Face à ce malaise de la profession, nous devons agir. Mon groupe continue d’appeler à un plan de revalorisation salariale pluriannuel.

Sans aucun doute, une réflexion sur le recrutement doit être menée, s’appuyant sur une évaluation de toutes les réformes précédentes : elles se sont succédé depuis 2010 ; or la crise de l’attractivité et du recrutement naît aussi de l’instabilité.

Il ne faut pas dissocier premier et second degré.

Nous partageons votre point de vue sur la nécessité d’une formation plus professionnalisante, mais comment se matérialisera la professionnalisation progressive que vous préconisez ? Sa mise en œuvre ne risque-t-elle pas de se heurter à des difficultés au sein des établissements ? Un travail de réflexion et de concertation avec le terrain doit être engagé.

Nous nous interrogeons aussi sur le fait que l’abaissement au niveau licence s’applique à tous les types de concours, y compris l’agrégation.
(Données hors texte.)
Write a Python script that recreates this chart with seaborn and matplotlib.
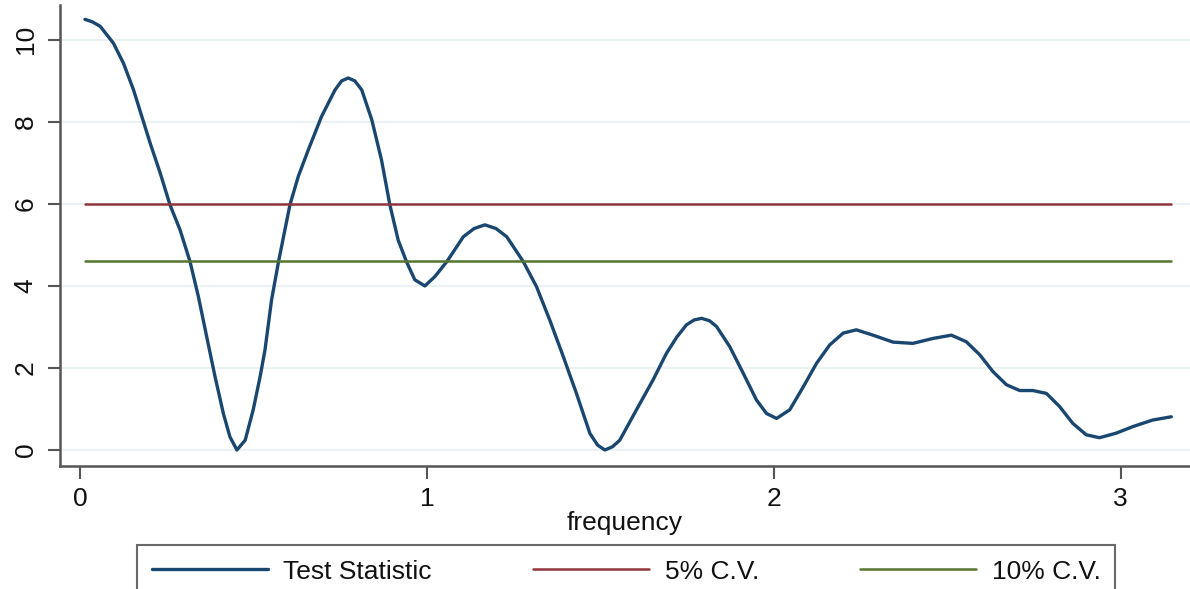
import numpy as np
import pandas as pd
import matplotlib
matplotlib.use("Agg")
import matplotlib.pyplot as plt
import seaborn as sns

frequency = [0.014, 0.035, 0.058, 0.096, 0.125, 0.154, 0.178, 0.202, 0.231, 0.259, 0.288,
             0.317, 0.341, 0.365, 0.389, 0.413, 0.432, 0.452, 0.476, 0.499, 0.519,
             0.533, 0.552, 0.572, 0.605, 0.629, 0.658, 0.696, 0.735, 0.754, 0.773, 0.792, 0.812,
             0.841, 0.869, 0.893, 0.917, 0.941, 0.965, 0.994, 1.023, 1.057, 1.105,
             1.136, 1.167, 1.199, 1.230, 1.278, 1.316, 1.354, 1.393, 1.431, 1.470, 1.492, 1.513,
             1.535, 1.556, 1.604, 1.652, 1.690, 1.720, 1.748, 1.770, 1.792, 1.815, 1.835, 1.873,
             1.912, 1.950, 1.979, 2.008, 2.046, 2.085, 2.123, 2.161, 2.200, 2.238, 2.286, 2.344,
             2.401, 2.459, 2.512, 2.555, 2.594, 2.632, 2.671, 2.709, 2.747, 2.786,
             2.824, 2.862, 2.901, 2.939, 2.987, 3.035, 3.092, 3.146]
test_statistic = [10.50, 10.44, 10.33, 9.92, 9.43, 8.78, 8.13, 7.48, 6.75, 5.98, 5.37,
                  4.59, 3.74, 2.76, 1.79, 0.89, 0.32, 0.00, 0.24, 0.98, 1.79,
                  2.44, 3.66, 4.59, 5.98, 6.67, 7.32, 8.13, 8.78, 9.00, 9.07, 9.00, 8.78,
                  8.05, 7.07, 5.98, 5.12, 4.59, 4.15, 4.00, 4.23, 4.59, 5.20,
                  5.40, 5.49, 5.40, 5.20, 4.59, 3.98, 3.17, 2.28, 1.38, 0.40, 0.12, 0.00,
                  0.08, 0.24, 0.98, 1.71, 2.35, 2.75, 3.05, 3.17, 3.21, 3.15, 3.01, 2.52,
                  1.87, 1.22, 0.89, 0.77, 0.98, 1.54, 2.11, 2.56, 2.85, 2.93, 2.80, 2.63,
                  2.60, 2.72, 2.80, 2.64, 2.32, 1.91, 1.59, 1.45, 1.45, 1.38,
                  1.06, 0.65, 0.37, 0.30, 0.41, 0.57, 0.73, 0.81]
cv_5 = 5.99
cv_10 = 4.61
series_labels = ["Test Statistic", "5% C.V.", "10% C.V."]
x_ticks = [0, 1, 2, 3]
y_ticks = [0, 2, 4, 6, 8, 10]

sns.set_theme(style="white")
plt.rcParams['font.family'] = ['Liberation Sans', 'DejaVu Sans']

df = pd.DataFrame({"frequency": frequency,
                   "ts": test_statistic,
                   "cv5": [cv_5] * len(frequency),
                   "cv10": [cv_10] * len(frequency)})

fig = plt.figure(figsize=(11.9, 5.89), dpi=100)
ax = fig.add_axes([60 / 1190, (589 - 466) / 589, (1190 - 60) / 1190, (466 - 5) / 589])

c_ts = "#1a476f"
c_5 = "#90353b"
c_10 = "#55752f"

sns.lineplot(data=df, x="frequency", y="ts", ax=ax, color=c_ts, lw=2.4,
             label=series_labels[0], solid_joinstyle="round")
sns.lineplot(data=df, x="frequency", y="cv5", ax=ax, color=c_5, lw=1.8, label=series_labels[1])
sns.lineplot(data=df, x="frequency", y="cv10", ax=ax, color=c_10, lw=1.8, label=series_labels[2])

ax.set_xlim(-0.058, 3.20)
ax.set_ylim(-0.39, 10.85)
ax.set_xticks(x_ticks)
ax.set_yticks(y_ticks)
ax.yaxis.grid(True, color="#eaf2f3", lw=1.5)
ax.xaxis.grid(False)
ax.set_axisbelow(True)

for s in ["top", "right"]:
    ax.spines[s].set_visible(False)
for s in ["left", "bottom"]:
    ax.spines[s].set_color("#555555")
    ax.spines[s].set_linewidth(1.8)

fs = 19
ax.tick_params(axis="both", direction="out", length=9, width=1.5, color="#555555",
               labelsize=fs, labelcolor="#111111", left=True, bottom=True)
ax.tick_params(axis="y", pad=7)
ax.tick_params(axis="x", pad=6)
for lab in ax.get_yticklabels():
    lab.set_rotation(90)
    lab.set_va("center")

ax.set_xlabel("frequency", fontsize=fs, color="#111111", labelpad=0)
ax.set_ylabel("")

handles, labels = ax.get_legend_handles_labels()
ax.get_legend().remove()
leg = fig.legend(handles, labels, loc="upper left", mode="expand",
                 bbox_to_anchor=(137 / 1190, 0, 978 / 1190, 1 - 545 / 589), borderaxespad=0,
                 ncol=3, fontsize=fs, handlelength=4.4, handletextpad=0.6,
                 columnspacing=3.0, borderpad=0.55, fancybox=False, frameon=True)
leg.get_frame().set_edgecolor("#444444")
leg.get_frame().set_linewidth(1.5)
for t in leg.get_texts():
    t.set_color("#111111")

fig.savefig("out.png", dpi=100)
Par ailleurs, si l’on repense l’accès aux concours, ce doit être en lien avec une refonte de la formation. Faire débuter celle-ci au niveau licence implique de bâtir une formation initiale solide, garantissant la maîtrise des disciplines mais aussi de la didactique – nous approuvons le rapporteur quand il insiste sur la pédagogie. Il faut anticiper les conséquences d’une telle réforme sur la rémunération et le statut après le concours et en fin de licence ; sur le contenu du concours et de la formation ; sur la cohabitation avec les autres voies d’accès. En outre, comment intégrer les personnes en reconversion professionnelle ?

Mme la présidente Isabelle Rauch. Nous en venons à l’unique question individuelle.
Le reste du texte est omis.